Mariano Fortuny
A talk given to the Friends of the Collection on 8 March 2020 by Dr. Kate Strasdin
The work of Mariano Fortuny represents a reaction against the Edwardian fashion which was the subject of Julia Fox’s talk. Fortuny produced his clothing at the same time as a wider debate about the merits of aesthetic dress and the dress reform movement. This advocated a more natural style of dress for women, casting off corsets and wearing less structured garments. Kate Strasdin first came across the work of Fortuny when she was working at Killerton. Some Fortuny dresses had been given to the National Trust collection there, having been found in a barn.
Fortuny came from an artistic family and was an artistic polymath: painter, engraver, sculptor, textile and wallpaper designer, and inventor of stage lighting as well as couturier. He felt there should be no boundaries to design: all artists could be all of those things.
He took his costume design inspiration from the simple drapery of the classical era. He appreciated the unfettered nature of the clothing and felt that in some way it represented a way of dressing which was not beholden to the prescriptive fashion system, preferring drapery to shaping.
He was fascinated by the different properties of textiles and tried out different chemical processes to manipulate the surface of the cloth, including paste resist dying and voiding methods. His textile designs were inspired by a wide range of sources — from Persia through to the Renaissance and medieval. But his designs are timeless.
Fortuny is best known in costume design for his highly secret pleating process. Photographs of his earliest Delphos gowns show a wavelike regularity to their pleating. It is likely that the panels of silk were sewn loosely by hand, selvage to selvage, the width of the fabric, with a thick basting thread. When the stitch reached the edge the needle was reversed to about three quarters of an inch above the last line of stitches and a new row was made. This process then continued back and forth in a zigzag pattern throughout the entire length of the fabric. At the end of the panel the thread was pulled tight creating a narrow bank of cloth which was then passed through heated ceramic rollers. The process did not set the pleats permanently: clients would have to send their dresses back to Fortuny to have the pleats reset if they were inadvertently dampened or they were flattened out at the seat.
His range of Delphos dresses were produced from about 1911 to 1942 in myriad shades and colours, but in a limited range of shapes, long or slightly shorter, all in one piece, but the actual fabrication and design stayed the same for the entirety of its production. The first dress was created about 1907 and they continued to be made until about 1950, not long after his death, when production became more difficult because the process of manufacture had remained a secret.

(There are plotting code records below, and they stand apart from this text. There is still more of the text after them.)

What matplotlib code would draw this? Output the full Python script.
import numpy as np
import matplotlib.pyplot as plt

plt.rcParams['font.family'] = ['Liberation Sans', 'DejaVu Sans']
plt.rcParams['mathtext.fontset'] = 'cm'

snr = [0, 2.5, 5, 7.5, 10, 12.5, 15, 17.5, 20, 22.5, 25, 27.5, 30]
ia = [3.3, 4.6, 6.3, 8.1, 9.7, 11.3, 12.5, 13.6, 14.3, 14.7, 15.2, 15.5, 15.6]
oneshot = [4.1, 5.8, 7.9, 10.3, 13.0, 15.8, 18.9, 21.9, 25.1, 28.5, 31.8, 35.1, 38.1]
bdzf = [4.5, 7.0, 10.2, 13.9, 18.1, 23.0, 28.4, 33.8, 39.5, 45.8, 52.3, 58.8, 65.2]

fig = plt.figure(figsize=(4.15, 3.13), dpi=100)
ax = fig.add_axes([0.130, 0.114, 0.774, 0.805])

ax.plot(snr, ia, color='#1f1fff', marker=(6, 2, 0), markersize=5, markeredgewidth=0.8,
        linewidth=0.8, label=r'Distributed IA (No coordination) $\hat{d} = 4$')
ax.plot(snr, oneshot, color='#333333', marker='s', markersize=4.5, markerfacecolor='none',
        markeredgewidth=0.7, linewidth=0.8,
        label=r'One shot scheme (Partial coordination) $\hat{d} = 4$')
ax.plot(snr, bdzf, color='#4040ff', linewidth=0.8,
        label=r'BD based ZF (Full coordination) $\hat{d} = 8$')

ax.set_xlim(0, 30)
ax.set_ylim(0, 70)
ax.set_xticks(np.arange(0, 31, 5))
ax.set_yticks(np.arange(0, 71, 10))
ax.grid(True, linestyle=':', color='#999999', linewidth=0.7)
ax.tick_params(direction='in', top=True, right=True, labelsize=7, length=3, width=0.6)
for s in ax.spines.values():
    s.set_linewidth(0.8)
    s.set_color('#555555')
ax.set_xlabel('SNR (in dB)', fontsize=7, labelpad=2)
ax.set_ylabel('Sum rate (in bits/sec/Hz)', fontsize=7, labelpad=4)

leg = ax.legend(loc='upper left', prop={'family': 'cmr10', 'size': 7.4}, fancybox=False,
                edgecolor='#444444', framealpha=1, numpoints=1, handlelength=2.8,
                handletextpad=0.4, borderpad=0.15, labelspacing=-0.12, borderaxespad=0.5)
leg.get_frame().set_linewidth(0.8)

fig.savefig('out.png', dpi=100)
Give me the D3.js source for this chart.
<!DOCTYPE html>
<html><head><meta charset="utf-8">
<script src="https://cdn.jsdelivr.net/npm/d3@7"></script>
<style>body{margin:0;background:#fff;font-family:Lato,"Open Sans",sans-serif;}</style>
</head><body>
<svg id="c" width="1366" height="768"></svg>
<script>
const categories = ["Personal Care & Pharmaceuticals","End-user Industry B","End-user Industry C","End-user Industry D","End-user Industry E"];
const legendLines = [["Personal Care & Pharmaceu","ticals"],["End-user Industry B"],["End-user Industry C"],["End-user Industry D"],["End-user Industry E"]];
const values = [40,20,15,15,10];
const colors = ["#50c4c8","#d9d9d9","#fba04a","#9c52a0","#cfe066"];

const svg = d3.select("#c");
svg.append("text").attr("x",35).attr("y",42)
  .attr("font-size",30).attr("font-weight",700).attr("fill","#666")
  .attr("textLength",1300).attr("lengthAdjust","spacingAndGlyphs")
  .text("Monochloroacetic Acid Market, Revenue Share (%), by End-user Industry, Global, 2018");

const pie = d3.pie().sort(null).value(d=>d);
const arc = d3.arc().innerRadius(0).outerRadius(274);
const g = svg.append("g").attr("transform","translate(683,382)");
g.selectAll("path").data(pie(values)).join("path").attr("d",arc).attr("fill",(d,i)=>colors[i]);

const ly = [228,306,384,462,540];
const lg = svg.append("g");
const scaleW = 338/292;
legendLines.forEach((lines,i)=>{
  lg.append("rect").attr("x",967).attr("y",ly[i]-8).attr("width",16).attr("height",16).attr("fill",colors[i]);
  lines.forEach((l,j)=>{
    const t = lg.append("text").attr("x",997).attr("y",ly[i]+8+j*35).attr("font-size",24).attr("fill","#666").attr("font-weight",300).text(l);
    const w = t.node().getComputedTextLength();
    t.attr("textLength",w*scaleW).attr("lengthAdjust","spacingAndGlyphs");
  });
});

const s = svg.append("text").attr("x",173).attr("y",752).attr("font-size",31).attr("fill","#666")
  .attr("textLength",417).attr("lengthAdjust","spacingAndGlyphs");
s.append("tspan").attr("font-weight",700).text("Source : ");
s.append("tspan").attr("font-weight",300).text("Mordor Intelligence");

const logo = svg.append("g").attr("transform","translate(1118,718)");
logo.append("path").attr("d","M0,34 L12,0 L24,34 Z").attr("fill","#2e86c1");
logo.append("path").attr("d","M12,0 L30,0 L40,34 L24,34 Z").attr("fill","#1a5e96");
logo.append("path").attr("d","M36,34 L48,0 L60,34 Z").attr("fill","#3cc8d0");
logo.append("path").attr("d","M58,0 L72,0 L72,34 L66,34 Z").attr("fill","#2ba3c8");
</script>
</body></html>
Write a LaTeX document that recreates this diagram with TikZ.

A Fortuny dress box was like a hat box: the dress was tightly twisted and knotted to try to retain the pleating. The depth of the pleating meant that they naturally coiled into the box.
He did not just design the Delphos dress however. His idea was to create a wardrobe which was endlessly interchangeable. He designed wraps, capes, light-weight jackets and shawls in tonal shades that could be worn with different shades of dress. A Fortuny wrap is one of the most valuable items in our Collection. Some of the dresses have sewn seams but others are held together by Murano glass beads on silk cords.
He collaborated with the glass designers of Murano, embellishing his Delphos dresses with small opaque beads attached to thin silk cords. These served a practical purpose too, helping to weigh down the extreme light weight of the silk and anchor certain parts of the dress in place. The handmade glass beads were entirely in keeping with the approach Fortuny took to the creation of his garments. Fortuny saw himself as an artisan rather than as a designer.
Fortuny liked to design garments which could be worn over the top of the Delphos dress and these too often consisted of simple designs made of artisan textiles. He did not limit himself to heavy fabrics but experimented with lighter printed textiles as well as including diaphanous silk wraps.
Originally the garments were intended as a kind of casual wear not as formal dress. but their popularity meant that they were adopted by different people for different occasions. Fortuny became famous almost in spite of his efforts to create garments which were artistic and largely unfashionable. This was largely due to celebrity endorsement from women who wore the Delphos dress and loved its aesthetic.
It is by the Delphos dress however that Fortuny will always be best known: the mysterious, hand made, curiously pleated garment that was never supposed to be fashionable but which took the artistic world by storm. Holding a Fortuny dress is to hold something which feels of obvious high quality. The weight of it, the shine of the cloth and the tactile nature of the cord and beads do seem to support the idea that fashion can also be art. Objects of dress are not just ephemeral or unimportant; they are the story of the human body.